Considering availability and therefore smooth upgrade, one of the major concerns is the predictability and control of the outcome of the different upgrade operations. Ideally an upgrade can be performed without impacting any entity in the system, which means none of the operations change or potentially change the behaviour of any entity in the system in an uncotrolled manner. Accordingly the operations of such an upgrade can be performed any time while the system is running, while all the entities are online. No entity needs to be taken offline to avoid such adverse effects. Hence such upgrade operations are referred as online operations. The effects of the upgrade might be activated next time it is used, or may require a special activation action such as a restart. Note that the activation action provides more control and predictability.

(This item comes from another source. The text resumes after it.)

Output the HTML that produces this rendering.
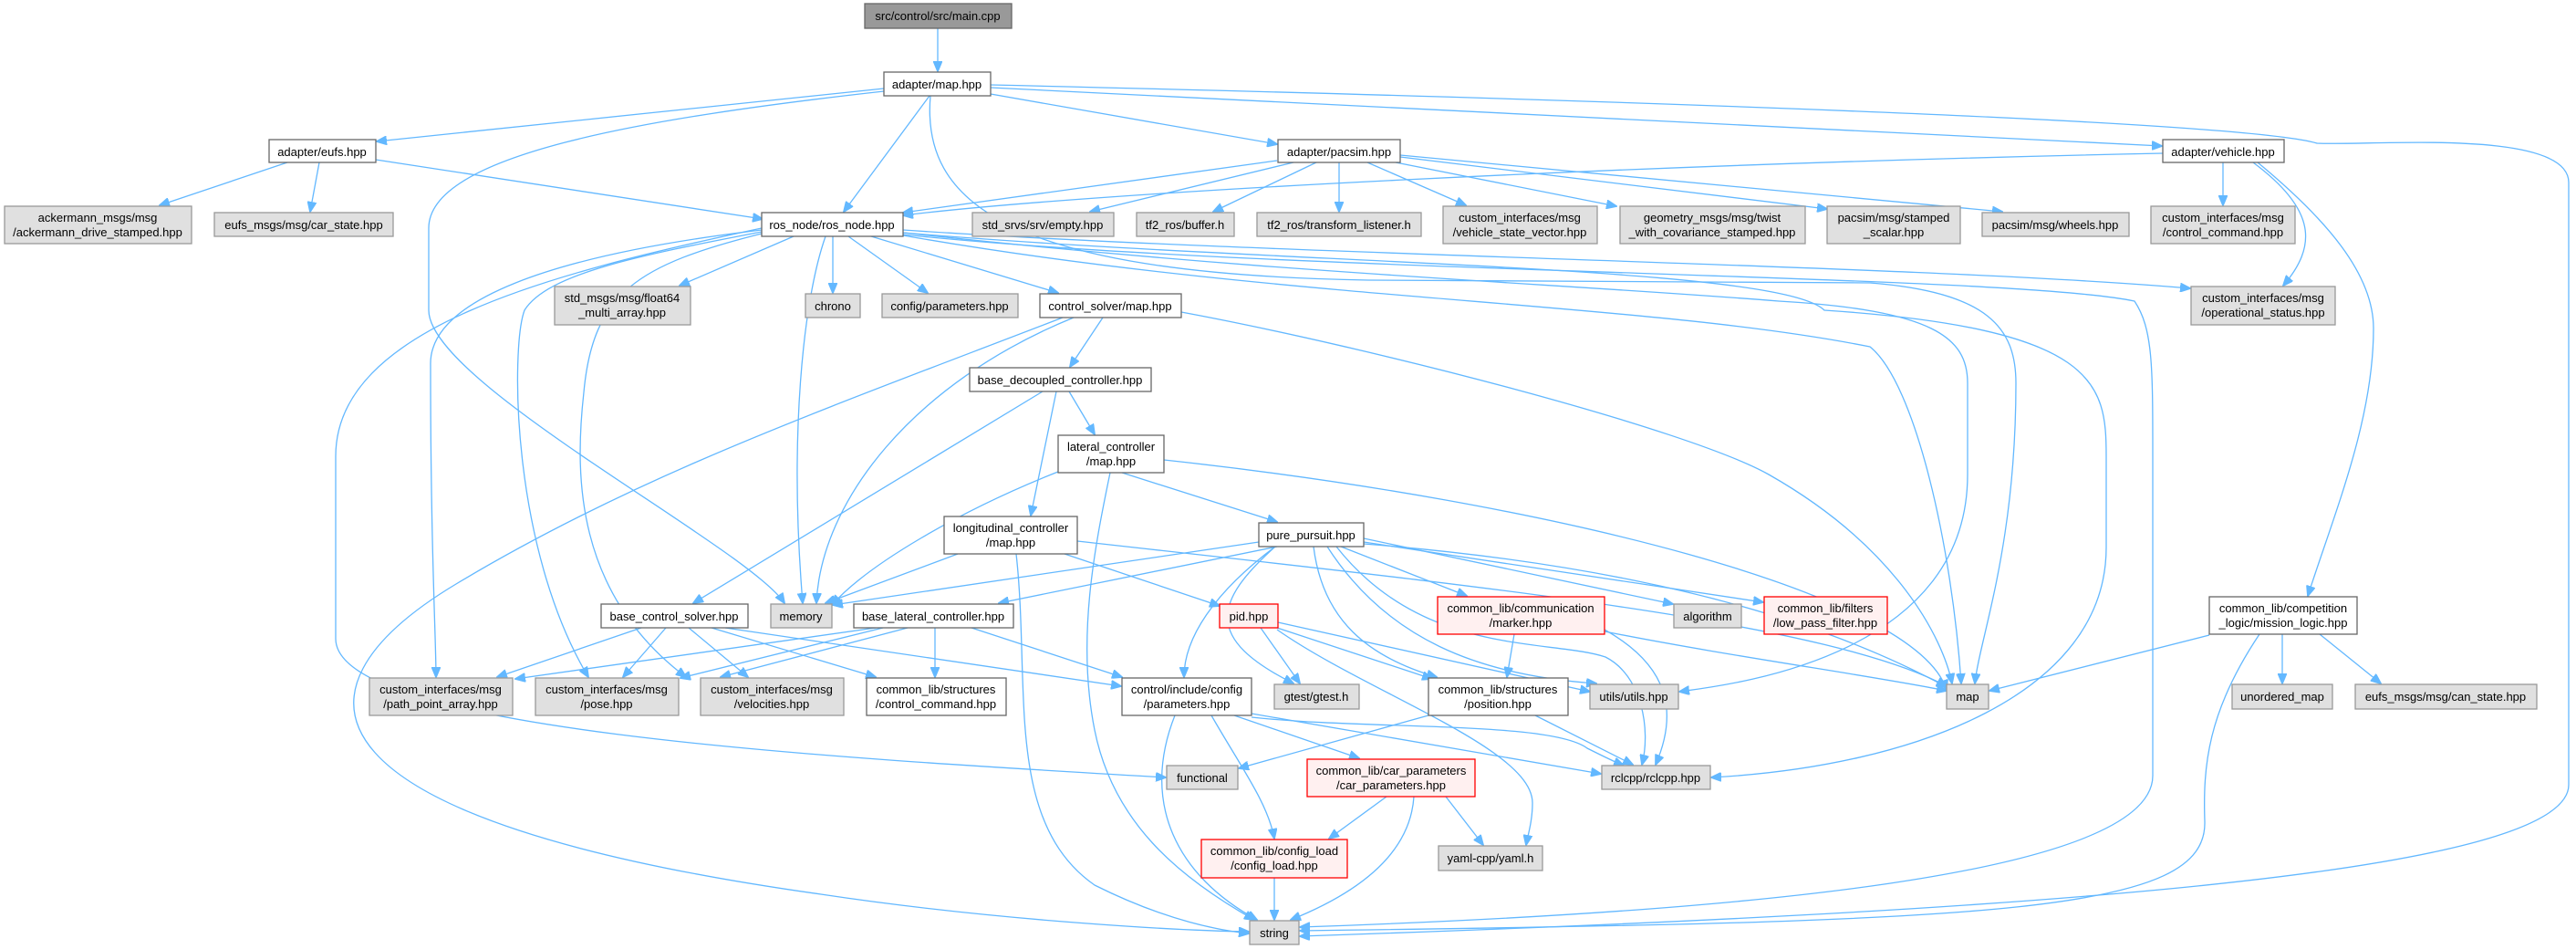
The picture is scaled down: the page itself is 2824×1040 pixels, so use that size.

If an entity’s behavior in the system may change due to the upgrade it may be better to take it offline for the time of the relevant upgrade operations. The main question is however considering the hosting relation of an upgrade object what hosted entities are impacted. Accordingly we can identify a scope which is impacted by taking the given upgrade object offline. The entities that are in the scope of impact may need to be taken offline or moved out of this scope i.e. migrated.

If the impacted entity is in a different layer managed by another manager this may require coordination because taking out of service some infrastructure resources for the time of their upgrade which support virtual resources used by VNFs that should not experience outages. The hosted VNFs may or may not allow for the hot migration of their VMs. In case of migration the VMs placement policy should be considered.